Question

How do you find the x and y intercepts for $y=-3x-9$?

Answer 1

Hint: Change of form of the given equation will give the x intercept and y intercept of the line $y=-3x-9$. We get into the form of $\dfrac{x}{p}+\dfrac{y}{q}=1$ to find the x intercept, and y intercept of the line as p and q respectively. The given form is already in $y=mx+k$ to find the slope m.

Complete step-by-step solution:
The given equation $y=-3x-9$ is of the form $y=mx+k$.
Now we have to find the x intercept, and y intercept of the same line $y=-3x-9$.
For this we convert the given equation into the form of $\dfrac{x}{p}+\dfrac{y}{q}=1$. From the intercept form we get that the x intercept, and y intercept of the line will be p and q respectively.
The given equation is $y=-3x-9$. Converting into the form of $\dfrac{x}{p}+\dfrac{y}{q}=1$, we get
$\begin{align}
  & y=-3x-9 \\
 & \Rightarrow 3x+y=-9 \\
 & \Rightarrow \dfrac{3x}{-9}+\dfrac{y}{-9}=1 \\
 & \Rightarrow \dfrac{x}{-3}+\dfrac{y}{-9}=1 \\
\end{align}$
Therefore, the x intercept, and y intercept of the line $y=-3x-9$ is $-3$ and $-9$ respectively.
The intercepting points for the line with the axes are $\left( -3,0 \right)$ and $\left( 0,-9 \right)$ respectively.
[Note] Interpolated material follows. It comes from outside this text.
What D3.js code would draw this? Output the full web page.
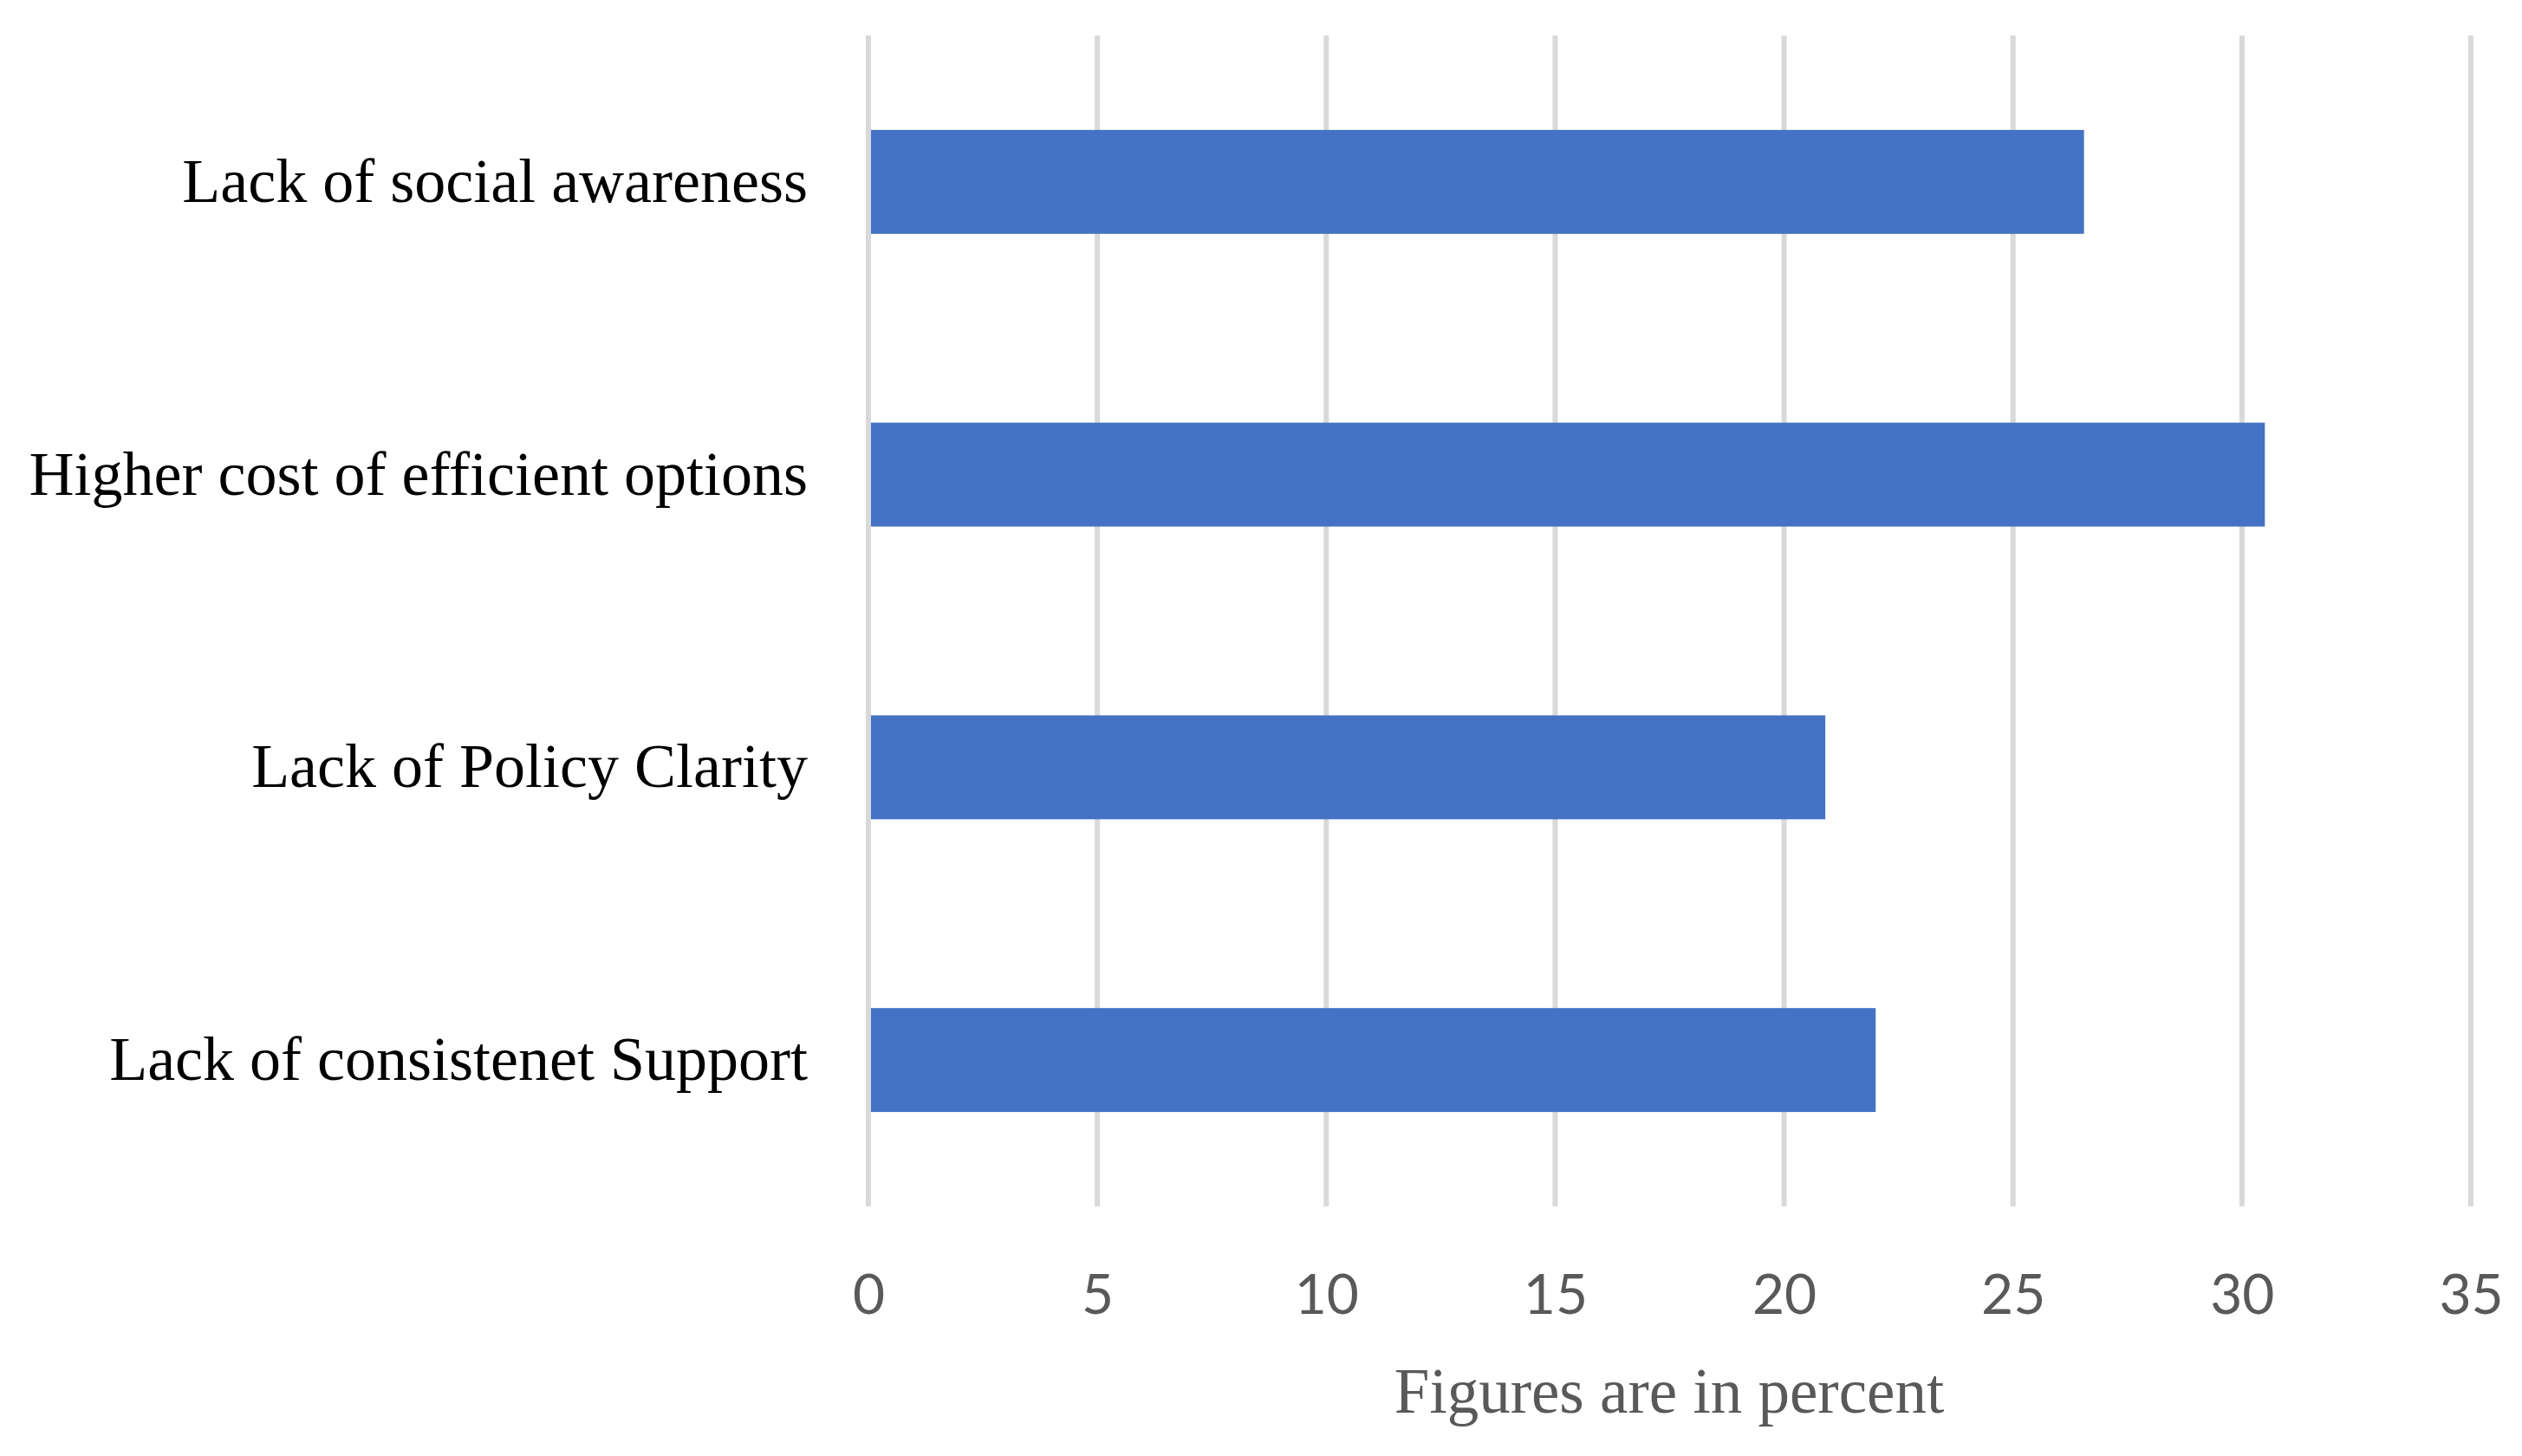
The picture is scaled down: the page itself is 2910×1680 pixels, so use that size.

The form of $y=-3x-9$ is in the slope form of $y=mx+k$. This gives the slope of the line $4x+y=4$ as $-3$.

Note: A line parallel to the X-axis does not intersect the X-axis at any finite distance and hence we cannot get any finite x-intercept of such a line. Same goes for lines parallel to the Y-axis. In case of slope of a line the range of the slope is 0 to $\infty $.